Big rise in number of unions reaching out to LGBT workers

LGBT in employmentHalf of all Trades Union Congress (TUC) affiliated unions are running targeted recruitment campaigns at LGBT workers, an increase from 38 per cent of unions in 2011, according to the 2014 Equality Audit published yesterday (9 September).

The audit, which this year looks at the steps unions are taking to ensure they reflect the diversity of the workforces they represent, examines union structures, union reps and targeted recruitment campaigns.

The audit, based on the responses of 36 unions who represent over 5.6 million members, shows that more unions are taking specific action to encourage under-represented groups into membership, compared to previous years.

Most unions now specifically target young workers, while the most striking area of growth has been recruitment campaigns aimed at LGBT workers.

The TUC audit finds that women and black and Asian workers are well-represented or even over-represented among learning and equality reps. However, they continue to be under-represented – relative to the proportion of women and black or Asian union members – among shop stewards, health and safety reps, branch officers, conference delegates and union executives.

The audit shows that unions are now more likely to carry out equality monitoring than in 2011 to check how representative their membership is.
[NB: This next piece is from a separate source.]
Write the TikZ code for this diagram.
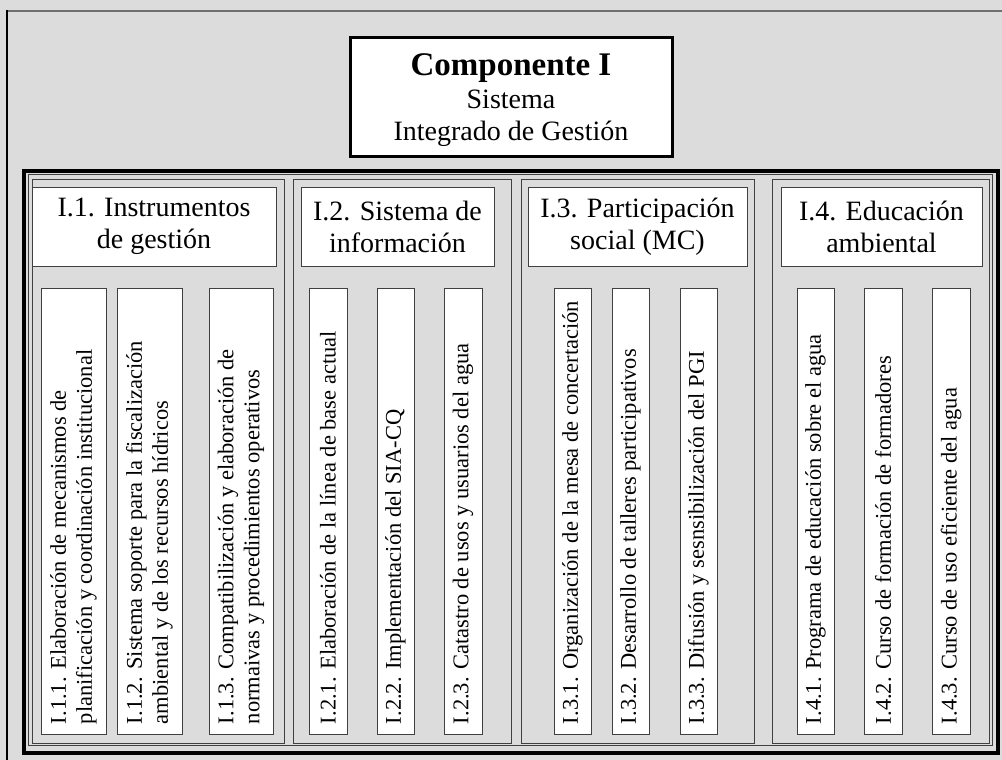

Almost half (47 per cent) the unions monitor disability and almost a third (31 per cent) monitor the LGBT status of their members. This suggests a growing confidence among unions in discussing these issues, says the TUC.

Other findings from the audit include:

– More unions employ equality officers at national level – 69 per cent reported having an officer to the 2014 survey, compared to 58 per cent in 2011.

– Half the unions now have trained equality reps in workplaces and branches.

– The number of unions holding a young members’ conference has increased from 33 per cent in 2011 to 47 per cent in 2014.

Whilst a minority of unions use reserved seats to improve representation at senior levels, the fact that a number of the largest unions do so means that 61 per cent of members are in a union with reserved seats for women on their executives.

TUC General Secretary Frances O’Grady said: “The latest equality audit shows that unions are making welcome progress in ensuring that they better reflect the members they represent.

“As the UK workforce becomes increasingly diverse, it’s encouraging that more unions are using targeted recruitment drives to reach out to different kinds of workers. The big push to recruit more LGBT members is particularly striking.

“There is clearly more work to do in improving the representation of women, young workers and black and Asian employees at senior levels. But the audit shows that in many unions work is well underway and things are changing.

“A key task we face is to grow our ranks of equality reps and to get them the recognition and rights that other reps have. These people are effective in promoting equality in the workplace and preventing discrimination and harassment – but we need employers to recognise and properly support them.”